Recuerdo la primera vez que vi, fuera del césped, a un jugador del Athletic. Fue una tarde en la que mis padres nos llevaron a cenar a una cafetería muy célebre en aquel Bilbao de los ochenta. Se llamaba Arizona, estaba en la plaza de Zabalburu y era famosa por sus sándwiches con espaditas de plástico de colores. A mis hermanos y a mí nos encantaba ir allí. Aquella tarde, en la mesa de al lado, cenando como cualquier mortal, estaba Andoni Goikoetxea. Señalé a mis padres aquella presencia, que a mí me parecía que atentaba contra toda lógica, como la aparición de un santo o una virgen. Fue mi padre quien me animó a saludarle. Yo tendría nueve o diez años, y era el niño más tímido del mundo. Me acerqué sabiendo que su reacción marcaría cómo le vería el resto de mi vida. ¿Y si era seco o arisco? ¿Le adoraría igual desde la grada? Fue muy amable. Hizo bromas y me firmó un autógrafo. Aquel día comprendí que los jugadores del Athletic eran humanos, y que eso era bueno.

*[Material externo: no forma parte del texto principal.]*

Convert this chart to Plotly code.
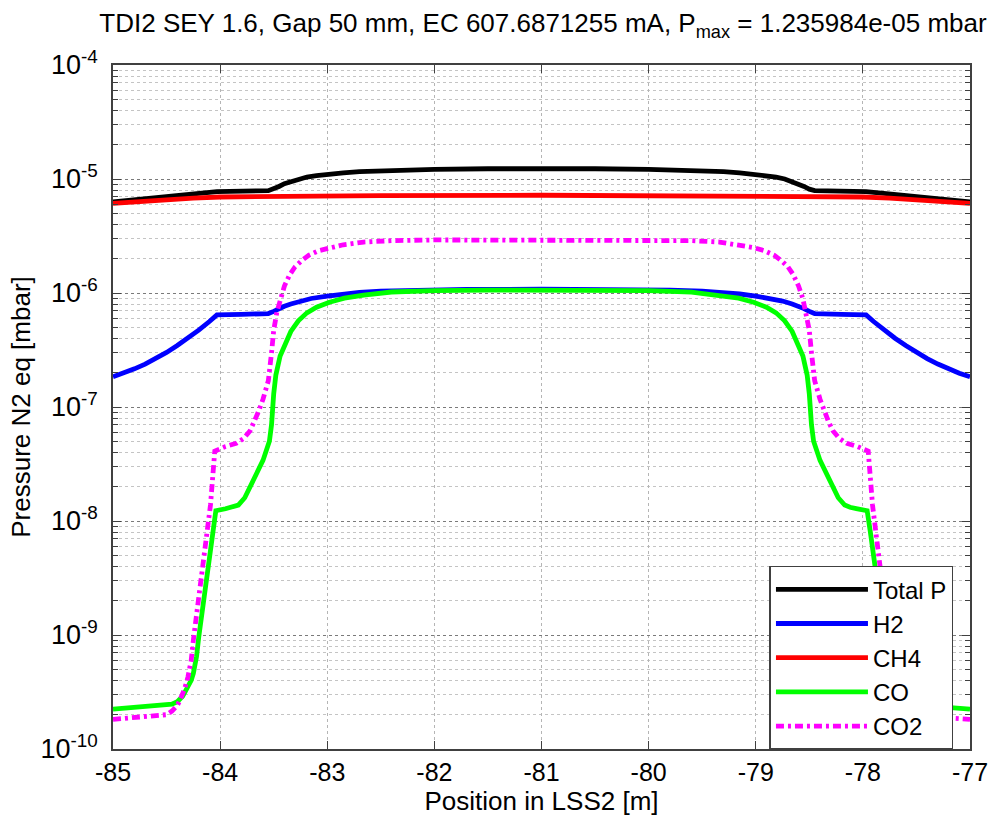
import plotly.graph_objects as go

# Pressure profiles along LSS2 (N2-equivalent, mbar)
x_total = [-85, -84.5, -84.03, -83.55, -83.5, -83.45, -83.4, -83.34, -83.27, -83.19, -83.1, -83.0, -82.85, -82.7,
           -82.5, -82.3, -82.0, -81.5, -81.0,
           -80.5, -80.0, -79.7, -79.5, -79.3, -79.15, -79.0, -78.9, -78.81, -78.73, -78.66, -78.6, -78.55, -78.5,
           -78.45, -77.97, -77.5, -77]
p_total = [6.3e-6, 7.0e-6, 7.75e-6, 7.9e-6, 8.15e-6, 8.6e-6, 9.1e-6, 9.5e-6, 1.0e-5, 1.04e-5, 1.07e-5, 1.1e-5, 1.13e-5, 1.16e-5,
           1.18e-5, 1.2e-5, 1.215e-5, 1.23e-5, 1.236e-5,
           1.23e-5, 1.215e-5, 1.2e-5, 1.18e-5, 1.16e-5, 1.13e-5, 1.1e-5, 1.07e-5, 1.04e-5, 1.0e-5, 9.5e-6, 9.1e-6, 8.6e-6, 8.15e-6,
           7.9e-6, 7.75e-6, 7.0e-6, 6.3e-6]

x_h2 = [-85, -84.9, -84.8, -84.7, -84.6, -84.5, -84.4, -84.3, -84.2, -84.1, -84.03, -83.8, -83.55, -83.5, -83.45, -83.4,
        -83.34, -83.25, -83.15, -83.0, -82.85, -82.7, -82.5, -82.2, -81.7, -81.0,
        -80.3, -79.8, -79.5, -79.3, -79.15, -79.0, -78.85, -78.75, -78.66, -78.6, -78.55, -78.5, -78.45, -78.2,
        -77.97, -77.9, -77.8, -77.7, -77.6, -77.5, -77.4, -77.3, -77.2, -77.1, -77]
p_h2 = [1.845e-7, 1.98e-7, 2.16e-7, 2.38e-7, 2.66e-7, 3.01e-7, 3.46e-7, 4.01e-7, 4.72e-7, 5.62e-7, 6.43e-7, 6.5e-7, 6.6e-7, 6.9e-7, 7.3e-7, 7.65e-7,
        8.0e-7, 8.5e-7, 8.95e-7, 9.4e-7, 9.8e-7, 1.01e-6, 1.04e-6, 1.06e-6, 1.075e-6, 1.08e-6,
        1.075e-6, 1.06e-6, 1.04e-6, 1.01e-6, 9.8e-7, 9.4e-7, 8.95e-7, 8.5e-7, 8.0e-7, 7.65e-7, 7.3e-7, 6.9e-7, 6.6e-7, 6.5e-7,
        6.43e-7, 5.62e-7, 4.72e-7, 4.01e-7, 3.46e-7, 3.01e-7, 2.66e-7, 2.38e-7, 2.16e-7, 1.98e-7, 1.845e-7]

x_ch4 = [-85, -84.75, -84.5, -84.25, -84.0, -83.5, -82.5, -81.0, -79.5, -78.5, -78.0, -77.75, -77.5, -77.25, -77]
p_ch4 = [6.1e-6, 6.35e-6, 6.6e-6, 6.8e-6, 6.95e-6, 7.05e-6, 7.15e-6, 7.2e-6, 7.15e-6, 7.05e-6, 6.95e-6, 6.8e-6, 6.6e-6, 6.35e-6, 6.1e-6]

x_co = [-85, -84.7, -84.45, -84.4, -84.35, -84.31, -84.27, -84.25, -84.22, -84.2, -84.17, -84.15, -84.11, -84.07, -84.04,
        -83.95, -83.88, -83.83, -83.77, -83.71, -83.65, -83.6, -83.54, -83.52, -83.5, -83.48, -83.44, -83.4, -83.34,
        -83.27, -83.19, -83.1, -82.98, -82.84, -82.66, -82.4, -82.0, -81.5, -81.0,
        -80.5, -80.0, -79.6, -79.34, -79.16, -79.02, -78.9, -78.81, -78.73, -78.66, -78.6, -78.56, -78.52, -78.5,
        -78.48, -78.46, -78.4, -78.35, -78.29, -78.23, -78.17, -78.12, -78.05, -77.96, -77.93, -77.89, -77.85, -77.83,
        -77.8, -77.78, -77.75, -77.73, -77.69, -77.65, -77.6, -77.55, -77.3, -77]
p_co = [2.24e-10, 2.35e-10, 2.47e-10, 2.6e-10, 2.9e-10, 3.4e-10, 4.0e-10, 4.6e-10, 6.5e-10, 9.5e-10, 1.5e-9, 2.1e-9, 4.2e-9, 8e-9, 1.23e-8,
        1.28e-8, 1.32e-8, 1.38e-8, 1.6e-8, 2.05e-8, 2.7e-8, 3.4e-8, 5.0e-8, 7e-8, 1.3e-7, 1.9e-7, 2.8e-7, 3.5e-7, 4.6e-7,
        5.7e-7, 6.7e-7, 7.5e-7, 8.3e-7, 9.0e-7, 9.6e-7, 1.02e-6, 1.05e-6, 1.06e-6, 1.06e-6,
        1.06e-6, 1.05e-6, 1.02e-6, 9.6e-7, 9.0e-7, 8.3e-7, 7.5e-7, 6.7e-7, 5.7e-7, 4.6e-7, 3.5e-7, 2.8e-7, 1.9e-7, 1.3e-7,
        7e-8, 5.0e-8, 3.4e-8, 2.7e-8, 2.05e-8, 1.6e-8, 1.38e-8, 1.32e-8, 1.28e-8, 1.23e-8, 8e-9, 4.2e-9, 2.1e-9, 1.5e-9,
        9.5e-10, 6.5e-10, 4.6e-10, 4.0e-10, 3.4e-10, 2.9e-10, 2.6e-10, 2.47e-10, 2.35e-10, 2.24e-10]

x_co2 = [-85, -84.7, -84.5, -84.45, -84.4, -84.37, -84.33, -84.3, -84.27, -84.25, -84.2, -84.15, -84.09, -84.05,
         -83.95, -83.85, -83.78, -83.72, -83.68, -83.64, -83.6, -83.55, -83.52, -83.5, -83.47, -83.44, -83.4, -83.35,
         -83.3, -83.24, -83.17, -83.08, -82.98, -82.85, -82.66, -82.4, -82.0, -81.0,
         -80.0, -79.6, -79.34, -79.15, -79.02, -78.92, -78.83, -78.76, -78.7, -78.65, -78.6, -78.56, -78.53, -78.5,
         -78.48, -78.45, -78.4, -78.36, -78.32, -78.28, -78.22, -78.15, -78.05, -77.95, -77.91, -77.85, -77.8, -77.75,
         -77.73, -77.7, -77.67, -77.63, -77.6, -77.55, -77.5, -77.3, -77]
p_co2 = [1.82e-10, 1.9e-10, 2.0e-10, 2.15e-10, 2.4e-10, 2.75e-10, 3.4e-10, 4.3e-10, 6e-10, 9e-10, 2.0e-9, 4.8e-9, 1.38e-8, 4.1e-8,
         4.5e-8, 4.8e-8, 5.3e-8, 6.2e-8, 7.4e-8, 9.2e-8, 1.17e-7, 1.7e-7, 3.0e-7, 4.7e-7, 6.8e-7, 8.9e-7, 1.15e-6, 1.45e-6,
         1.7e-6, 1.92e-6, 2.15e-6, 2.35e-6, 2.5e-6, 2.65e-6, 2.8e-6, 2.88e-6, 2.92e-6, 2.93e-6,
         2.92e-6, 2.88e-6, 2.8e-6, 2.65e-6, 2.5e-6, 2.35e-6, 2.15e-6, 1.92e-6, 1.7e-6, 1.45e-6, 1.15e-6, 8.9e-7, 6.8e-7, 4.7e-7,
         3.0e-7, 1.7e-7, 1.17e-7, 9.2e-8, 7.4e-8, 6.2e-8, 5.3e-8, 4.8e-8, 4.5e-8, 4.1e-8, 1.38e-8, 4.8e-9, 2.0e-9, 9e-10,
         6e-10, 4.3e-10, 3.4e-10, 2.75e-10, 2.4e-10, 2.15e-10, 2.0e-10, 1.9e-10, 1.82e-10]

x_ticks = [-85, -84, -83, -82, -81, -80, -79, -78, -77]
y_exponents = [-10, -9, -8, -7, -6, -5, -4]

FONT = "Liberation Sans, Arial, Helvetica, sans-serif"
AXIS_COLOR = "#404040"

series = [
    ("Total P", x_total, p_total, "#000000", "solid"),
    ("H2", x_h2, p_h2, "#0000ff", "solid"),
    ("CH4", x_ch4, p_ch4, "#ff0000", "solid"),
    ("CO", x_co, p_co, "#00ff00", "solid"),
    ("CO2", x_co2, p_co2, "#ff00ff", "8px,4px,3px,4px"),
]

fig = go.Figure()
for name, xs, ys, color, dash in series:
    fig.add_trace(go.Scatter(x=xs, y=ys, mode="lines", name=name,
                             line=dict(color=color, width=4.8, dash=dash)))

minor_vals = [m * 10.0 ** e for e in y_exponents[:-1] for m in range(2, 10)]

fig.update_layout(
    width=1000, height=820,
    margin=dict(l=113, r=17, t=65, b=68),
    paper_bgcolor="white", plot_bgcolor="white",
    font=dict(family=FONT, color="black", size=26),
    title=dict(
        text="TDI2 SEY 1.6, Gap 50 mm, EC 607.6871255 mA, P<sub>max</sub> = 1.235984e-05 mbar",
        x=0.543, xanchor="center", y=0.972, yanchor="middle",
        font=dict(size=26, family=FONT, color="black"),
    ),
    showlegend=True,
    legend=dict(
        x=0.766, y=0.268, xanchor="left", yanchor="top",
        bgcolor="white", bordercolor=AXIS_COLOR, borderwidth=1.5,
        font=dict(size=24, family=FONT, color="black"),
        itemwidth=92, tracegroupgap=0,
    ),
)

fig.update_xaxes(
    range=[-85, -77], tickmode="array", tickvals=x_ticks,
    ticktext=[str(v) for v in x_ticks],
    ticks="inside", ticklen=8, tickwidth=1.2, tickcolor=AXIS_COLOR,
    showline=True, linecolor=AXIS_COLOR, linewidth=1.5, mirror="ticks",
    showgrid=True, gridcolor="#b5b5b5", griddash="dot", gridwidth=1,
    zeroline=False, tickfont=dict(size=25), ticklabeloverflow="allow",
    title=dict(text="Position in LSS2 [m]", font=dict(size=26), standoff=4),
)

fig.update_yaxes(
    type="log", range=[-10, -4], tickmode="array",
    tickvals=[10.0 ** e for e in y_exponents],
    ticktext=["10<sup>%d</sup>" % e for e in y_exponents],
    ticks="inside", ticklen=8, tickwidth=1.2, tickcolor=AXIS_COLOR,
    showline=True, linecolor=AXIS_COLOR, linewidth=1.5, mirror="ticks",
    showgrid=True, gridcolor="#7a7a7a", griddash="dot", gridwidth=1,
    zeroline=False, tickfont=dict(size=27), ticklabelstandoff=8,
    minor=dict(tickmode="array", tickvals=minor_vals, ticks="inside", ticklen=5,
               tickwidth=1.2, tickcolor=AXIS_COLOR, showgrid=True,
               gridcolor="#c4c4c4", griddash="dot", gridwidth=1),
    title=dict(text="Pressure N2 eq [mbar]", font=dict(size=26), standoff=2),
)

fig.write_html("out.html")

Con los años, la forma en que los he visto ha ido cambiando. Cuando era niño los contemplaba como gigantes. Pero nunca me ha gustado la idolatría, así que cuando crecí preferí pensarlos como hermanos o primos o amigos. Como familiares, en cualquier caso, como unos de los nuestros, que reza el lema. Un día me di cuenta de que ya era bastante más viejo que todos ellos, pero aun así los seguía percibiendo mayores que yo, como si fueran mis tíos. Se lo conté a Carlos Gurpegui, que desde entonces a veces me llama sobrino. El otro día, con la expulsión de Dani Vivian, me pasó algo curioso. Será la edad, o será que quiero mucho a ese chico, pero por primera vez sentí a un jugador del Athletic como a un hijo.

Fue en el minuto 35 del partido contra el Manchester United. Yo estaba en mi localidad, uno más entre 50.000. Cuando le vi retirarse del campo, dominado por la rabia, me fui con él. Qué jodida es una expulsión: dejar atrás al grupo. Desde ese momento, apenas recuerdo el partido. Estuviera donde estuviera el balón, mi mirada se iba al túnel. Imaginaba a Vivian en la inmensidad del vestuario vacío, escuchando el reverberar lejano del partido, reviviendo la jugada una y otra vez. Sentía la necesidad de transmitirle cariño, y me sorprendí deseando poder cambiarme por él, porque, joder, Vivian no se lo merecía. Fue la misma sensación que tengo cuando veo pasarlo mal a uno de mis hijos, la de que darías todo por librarles del sufrimiento.

Siempre he tenido predilección por Dani Vivian, lo reconozco. La primera vez que lo vi jugar pensé que aquel central elegante estaba llamado a hacer época. Transmitía confianza, se mostraba como alguien a quien podrías dejarle tu coche nuevo, la educación de tus hijos y, por supuesto, la defensa de tus colores. Imponía jerarquía. Por eso sus compañeros le llaman “el teniente”. Con los años, esa primera intuición se ha vuelto convicción: lo digo con sinceridad, creo que hoy no hay mejor defensa en Europa que él.

Pero todos erramos en la vida, y, tarde o temprano, también nos encontramos con la terca injusticia de los hechos. Yo, que soy mucho mayor que Vivian, sé lo que es vivir momentos así: sentirte solo, pensar que has decepcionado a los que más quieres, la rabia de haber luchado con todo tu ser por algo y ver cómo se te escapa de los dedos, como arena de playa, sin que puedas hacer nada para retenerlo. No sé lo que pasó por su cabeza en aquellos momentos. Pero sea lo que fuera, ojalá que fuera consciente de que, aunque el vestuario estuviera vacío, él no estaba solo. Ese es el sentido del himno que retumba en Celtic Park y Anfield y que el estadio de San Mamés encarna mejor que ningún otro lugar. Sirva este texto para recordárselo: que en aquel momento estábamos 50.000 junto a él, que las batallas no se ganan ni se pierden solo y que, porque se lo ha ganado con su actitud y manera de ser, nuestro teniente siempre tendrá quien le piense, quien le quiera, quien le escriba.